Social impact bonds provide an alternate model of supporting groups dedicated to producing social good, one that appropriately values the financial impact of that work. A government (municipal, state) identifies a change it wants to effect in society–such as lowering the rate of homelessness, decreasing recidivism among ex-felons, reducing the dropout rate–and works to pair a social impact investor with an organization (frequently a nonprofit) that promises to deliver a measurable result.
The social impact investor provides the start-up funds for the service provide (and applies stringent screening in selecting that partner, since they want their money back!)
The service provider does their thing–designing, delivering, measuring results of programs that produce the desired the result
If the government entity is satisfied with the program’s metrics, they pay back the investor (with an appropriate rate of return), and signs a contract with the service provider to pay an ongoing fee to continue to deliver the service, which is still a better deal (financially and morally) than managing the direct and indirect consequences of homelessness, etc.
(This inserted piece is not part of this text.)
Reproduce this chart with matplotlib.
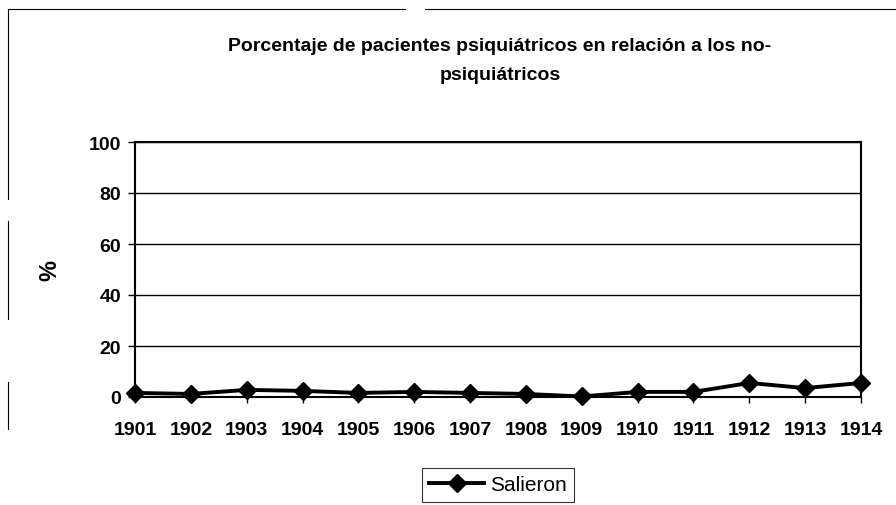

Most of the examples of social impact bonds I’ve read about so far have deal with recidivism, so I was very interested in the Utah preschool experiment the NYT article addresses. (I know of some, but not many, museums that help former inmates reintegrate into society, but far more that deliver educational services.)
Starting in 2013 Goldman Sachs funded The Utah High Quality Preschool Program, an expansion of the Granite and Park City School District’s existing program. The goal (and metric) was to decrease the use of special education and remedial services in elementary school. Goldman was to received a payment for each child that successfully avoided special ed.
|From a story in Republic 3.0 on the Utah experiment|
Now the first results are in and (as the Times article reports) people are arguing over whether the gains the program measured are plausible (or possible), and whether the basic assumptions underlying the assessment (for example, that every kid who scored low on a particular test would have ended up in special ed without the preschool intervention).
And yes, it is going to be messy coming to agreement on how to measure cause and effect, and quantify the size of that effect. But with governments struggling to foster important social goods like employment, successful education, self-sufficiency, experiments with social impact bonds will probably proliferate. I’m waiting for the first example of a museum filling the role of service provider–let me know if you spot that before I do.